Task prompt: Return exactly, please, the lines that run from the line with "Clone this chart in Chart.js." to the line with "5, 6, 7, 8, 9];", ends included, and omit all pictures.

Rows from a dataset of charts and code
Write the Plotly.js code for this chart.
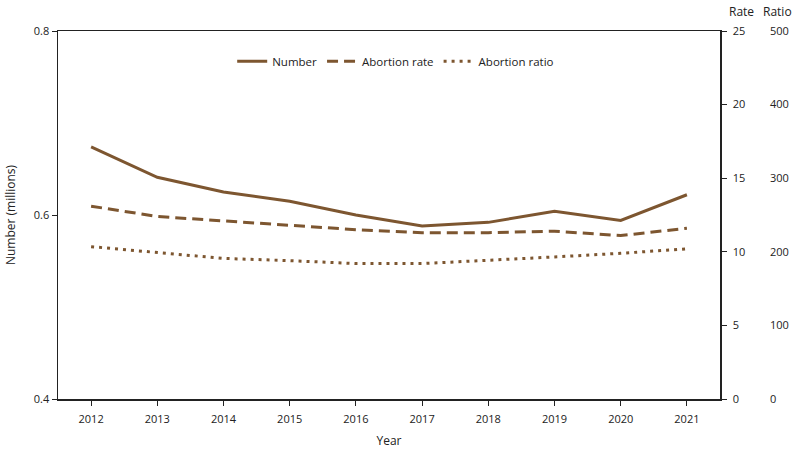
<!DOCTYPE html>
<html>
<head>
<meta charset="utf-8">
<script src="https://cdn.plot.ly/plotly-3.0.1.min.js"></script>
<style>html,body{margin:0;padding:0;background:#fff;} #chart{width:800px;height:450px;}</style>
</head>
<body>
<div id="chart"></div>
<script>
const years = [2012, 2013, 2014, 2015, 2016, 2017, 2018, 2019, 2020, 2021];
const numberMillions = [0.674, 0.641, 0.625, 0.615, 0.600, 0.588, 0.592, 0.604, 0.594, 0.622];
const abortionRate = [13.1, 12.4, 12.1, 11.8, 11.5, 11.3, 11.3, 11.4, 11.1, 11.6];
const abortionRatio = [207, 199, 191, 188, 184, 184, 188, 193, 198, 204];
const leftTicks = [0.4, 0.6, 0.8];
const rateTicks = [0, 5, 10, 15, 20, 25];
const ratioTicks = [0, 100, 200, 300, 400, 500];

const color = '#7d5630';
const font = {family: 'Open Sans, sans-serif', size: 11, color: '#222'};
const titleFont = {family: 'Open Sans, sans-serif', size: 12, color: '#222'};

const traces = [
  {x: years, y: numberMillions, name: 'Number', type: 'scatter', mode: 'lines',
   line: {color: color, width: 3}, yaxis: 'y'},
  {x: years, y: abortionRate, name: 'Abortion rate', type: 'scatter', mode: 'lines',
   line: {color: color, width: 3, dash: '11px,6px'}, yaxis: 'y2'},
  {x: years, y: abortionRatio, name: 'Abortion ratio', type: 'scatter', mode: 'lines',
   line: {color: color, width: 3, dash: '3px,5px'}, yaxis: 'y3'}
];

const layout = {
  width: 800, height: 450,
  margin: {l: 57.5, r: 31, t: 31, b: 51, pad: 0},
  paper_bgcolor: '#fff', plot_bgcolor: '#fff',
  font: font,
  showlegend: true,
  legend: {orientation: 'h', x: 0.245, xanchor: 'left', y: 0.918, yanchor: 'middle',
           font: {family: 'Open Sans, sans-serif', size: 11.5, color: '#222'},
           bgcolor: 'rgba(0,0,0,0)', itemwidth: 30, tracegroupgap: 0},
  xaxis: {domain: [0, 0.9311], range: [2011.5, 2021.5], tickvals: years,
          ticks: 'outside', ticklen: 5, tickcolor: '#222', showline: true, linecolor: '#222',
          linewidth: 1.5, mirror: true, showgrid: false, zeroline: false, ticklabelstandoff: 4,
          title: {text: 'Year', font: titleFont, standoff: 12},
          fixedrange: true},
  yaxis: {range: [0.4, 0.8], tickvals: leftTicks, ticktext: ['0.4', '0.6', '0.8'],
          ticks: 'outside', ticklen: 5, tickcolor: '#222', showline: true, linecolor: '#222',
          linewidth: 1.5, showgrid: false, zeroline: false,
          title: {text: 'Number (millions)', font: titleFont, standoff: 15}},
  yaxis2: {overlaying: 'y', side: 'right', anchor: 'x', range: [0, 25], tickvals: rateTicks,
           ticks: 'outside', ticklen: 5, tickcolor: '#222', showline: true, linecolor: '#222',
           linewidth: 1.5, showgrid: false, zeroline: false, ticklabelstandoff: 4},
  yaxis3: {overlaying: 'y', side: 'right', anchor: 'free', position: 1, range: [0, 500],
           tickvals: ratioTicks, ticks: '', showline: false, showgrid: false, zeroline: false},
  annotations: [
    {text: 'Rate', xref: 'paper', yref: 'paper', x: 0.961, y: 1.054, xanchor: 'center', yanchor: 'middle',
     showarrow: false, font: titleFont},
    {text: 'Ratio', xref: 'paper', yref: 'paper', x: 1.0126, y: 1.054, xanchor: 'center', yanchor: 'middle',
     showarrow: false, font: titleFont}
  ]
};

Plotly.newPlot('chart', traces, layout, {displayModeBar: false, staticPlot: true});
</script>
</body>
</html>
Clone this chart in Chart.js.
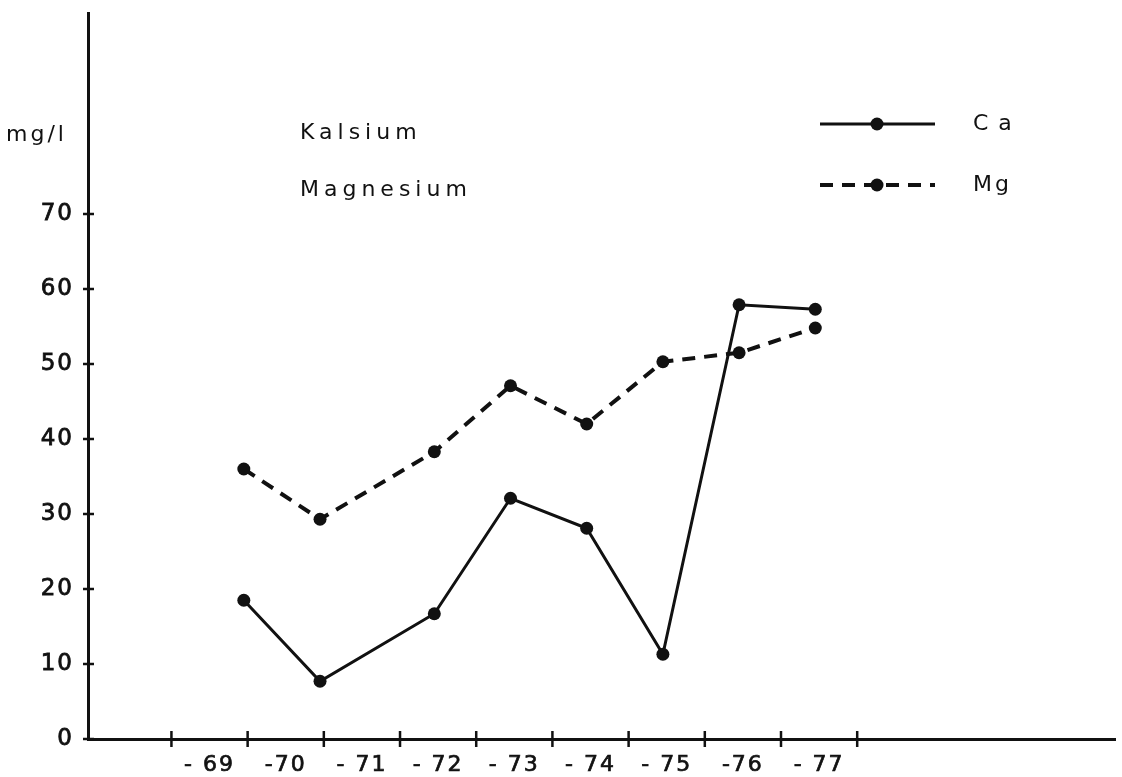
<!DOCTYPE html>
<html>
<head>
<meta charset="utf-8">
<script src="https://cdn.jsdelivr.net/npm/chart.js@4.4.1/dist/chart.umd.min.js"></script>
<style>
  html, body { margin: 0; padding: 0; background: #fff; overflow: hidden; }
  #wrap { width: 1122px; height: 777px; position: relative; }
  canvas { display: block; }
</style>
</head>
<body>
<div id="wrap"><canvas id="myChart"></canvas></div>
<script>
// year labels sit between the tick marks
const years = ['- 69', '-70', '- 71', '- 72', '- 73', '- 74', '- 75', '-76', '- 77'];
// where each sample sits on the year axis (tick index units)
const samplePos = [0.95, 1.95, 3.45, 4.45, 5.45, 6.45, 7.45, 8.45];
const calcium = [18.5, 7.7, 16.7, 32.1, 28.1, 11.3, 57.9, 57.3];
const magnesium = [36.0, 29.3, 38.3, 47.1, 42.0, 50.3, 51.5, 54.8];
const yTicks = [0, 10, 20, 30, 40, 50, 60, 70];
const yearTicks = [0, 1, 2, 3, 4, 5, 6, 7, 8, 9];

const FONT = '"DejaVu Sans", sans-serif';

const toPoints = (vals) => vals.map((v, i) => ({ x: samplePos[i], y: v }));

const spacing = {
    id: 'spacing',
    beforeDraw(chart) {
        chart.ctx.letterSpacing = '2px';
    }
};

const paperBits = {
    id: 'paperBits',
    afterDraw(chart) {
        const ctx = chart.ctx;
        const xs = chart.scales.x, ys = chart.scales.y;
        ctx.save();
        ctx.strokeStyle = '#111';
        ctx.lineWidth = 2.5;
        // crossing tick marks
        const ax = xs.getPixelForValue(xs.min);
        yTicks.forEach(v => {
            const py = ys.getPixelForValue(v);
            ctx.beginPath(); ctx.moveTo(ax - 5, py); ctx.lineTo(ax + 6, py); ctx.stroke();
        });
        const ay = ys.getPixelForValue(0);
        yearTicks.forEach(k => {
            const px = xs.getPixelForValue(k);
            ctx.beginPath(); ctx.moveTo(px, ay - 8); ctx.lineTo(px, ay + 8); ctx.stroke();
        });

        // texts
        ctx.fillStyle = '#111';
        ctx.textBaseline = 'middle';
        ctx.textAlign = 'left';
        ctx.font = '22px ' + FONT;
        ctx.letterSpacing = '3px';
        ctx.fillText('mg/l', 6, 135);
        ctx.letterSpacing = '5px';
        ctx.fillText('Kalsium', 300, 133);
        ctx.fillText('Magnesium', 300, 190);
        ctx.letterSpacing = '10px';
        ctx.fillText('Ca', 973, 124);
        ctx.letterSpacing = '3px';
        ctx.fillText('Mg', 973, 185);

        // legend samples
        const ds = chart.data.datasets;
        [[ds[0], 124], [ds[1], 185]].forEach(([d, y]) => {
            ctx.setLineDash(d.borderDash || []);
            ctx.lineWidth = d.borderWidth;
            ctx.beginPath(); ctx.moveTo(820, y); ctx.lineTo(935, y); ctx.stroke();
            ctx.setLineDash([]);
            ctx.beginPath(); ctx.arc(877, y, d.pointRadius, 0, Math.PI * 2); ctx.fill();
        });
        ctx.restore();
    }
};

document.addEventListener('DOMContentLoaded', function () {
    const ctx = document.getElementById('myChart').getContext('2d');
    new Chart(ctx, {
        type: 'line',
        data: {
            datasets: [{
                label: 'Ca',
                data: toPoints(calcium),
                borderColor: '#111',
                backgroundColor: '#111',
                borderWidth: 3,
                pointRadius: 6.5,
                pointBorderWidth: 0,
                tension: 0
            }, {
                label: 'Mg',
                data: toPoints(magnesium),
                borderColor: '#111',
                backgroundColor: '#111',
                borderWidth: 4,
                borderDash: [13, 9],
                pointRadius: 6.5,
                pointBorderWidth: 0,
                tension: 0
            }]
        },
        options: {
            responsive: true,
            maintainAspectRatio: false,
            animation: false,
            layout: { padding: { top: 13, right: -6, left: 0, bottom: 0 } },
            plugins: { legend: { display: false }, tooltip: { enabled: false } },
            scales: {
                x: {
                    type: 'linear',
                    min: -1.095,
                    max: 12.39,
                    grid: { display: false, drawTicks: false },
                    border: { display: true, color: '#111', width: 3 },
                    afterBuildTicks: (s) => { s.ticks = years.map((_, i) => ({ value: i + 0.5 })); },
                    afterFit: (s) => { s.height = 38; s.paddingLeft = 0; s.paddingRight = 0; },
                    ticks: {
                        autoSkip: false,
                        maxRotation: 0,
                        padding: 13,
                        color: '#111',
                        textStrokeColor: '#111',
                        textStrokeWidth: 0.7,
                        font: { family: FONT, size: 22 },
                        callback: (v) => years[Math.round(v - 0.5)]
                    }
                },
                y: {
                    min: 0,
                    max: 96.8,
                    grid: { display: false, drawTicks: false },
                    border: { display: true, color: '#111', width: 3 },
                    afterBuildTicks: (s) => { s.ticks = yTicks.map(v => ({ value: v })); },
                    afterFit: (s) => { s.width = 88; s.paddingTop = 0; s.paddingBottom = 0; },
                    ticks: {
                        padding: 14,
                        color: '#111',
                        textStrokeColor: '#111',
                        textStrokeWidth: 0.8,
                        font: { family: FONT, size: 23 }
                    }
                }
            }
        },
        plugins: [spacing, paperBits]
    });
});
</script>
</body>
</html>
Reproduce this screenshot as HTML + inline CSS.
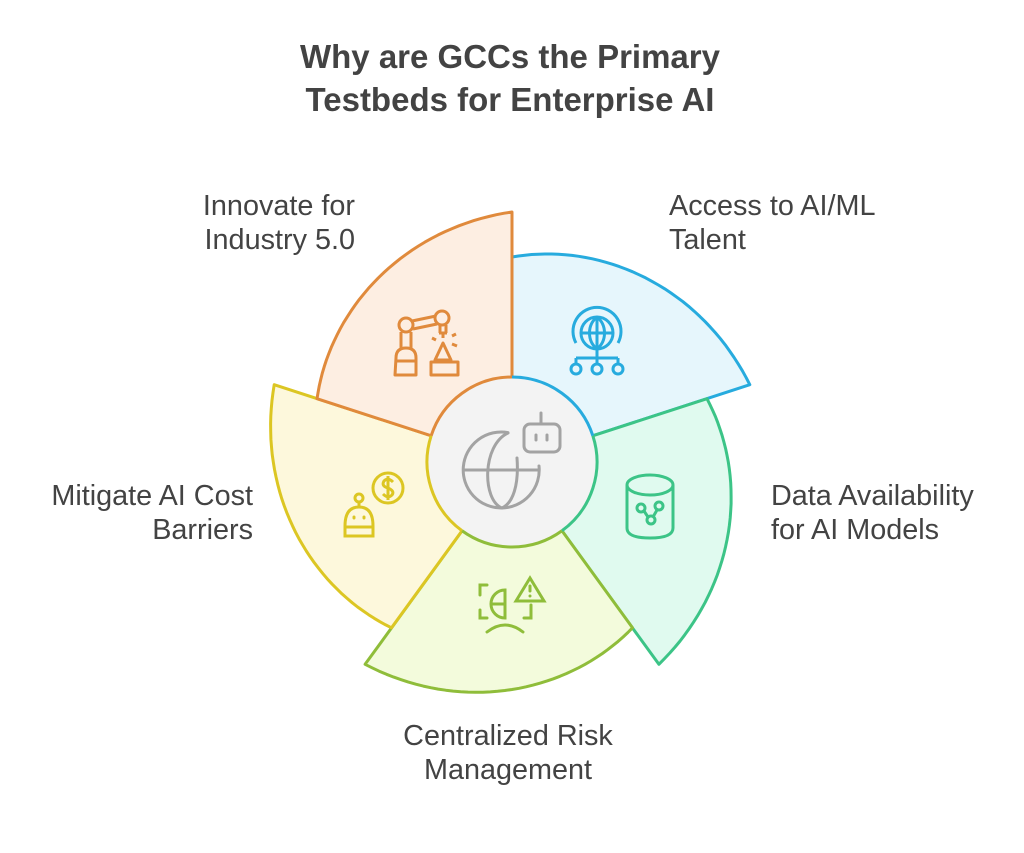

Task result:
Clone this chart in Chart.js.
<!DOCTYPE html>
<html>
<head>
<meta charset="utf-8">
<script src="https://cdn.jsdelivr.net/npm/chart.js@4.4.1/dist/chart.umd.min.js"></script>
<style>
  html, body { margin: 0; padding: 0; background: #fff; overflow: hidden; }
  #wrap { width: 1122px; height: 777px; position: relative; }
  canvas { display: block; }
</style>
</head>
<body>
<div id="wrap"><canvas id="myChart"></canvas></div>
<script>
// year labels sit between the tick marks
const years = ['- 69', '-70', '- 71', '- 72', '- 73', '- 74', '- 75', '-76', '- 77'];
// where each sample sits on the year axis (tick index units)
const samplePos = [0.95, 1.95, 3.45, 4.45, 5.45, 6.45, 7.45, 8.45];
const calcium = [18.5, 7.7, 16.7, 32.1, 28.1, 11.3, 57.9, 57.3];
const magnesium = [36.0, 29.3, 38.3, 47.1, 42.0, 50.3, 51.5, 54.8];
const yTicks = [0, 10, 20, 30, 40, 50, 60, 70];
const yearTicks = [0, 1, 2, 3, 4, 5, 6, 7, 8, 9];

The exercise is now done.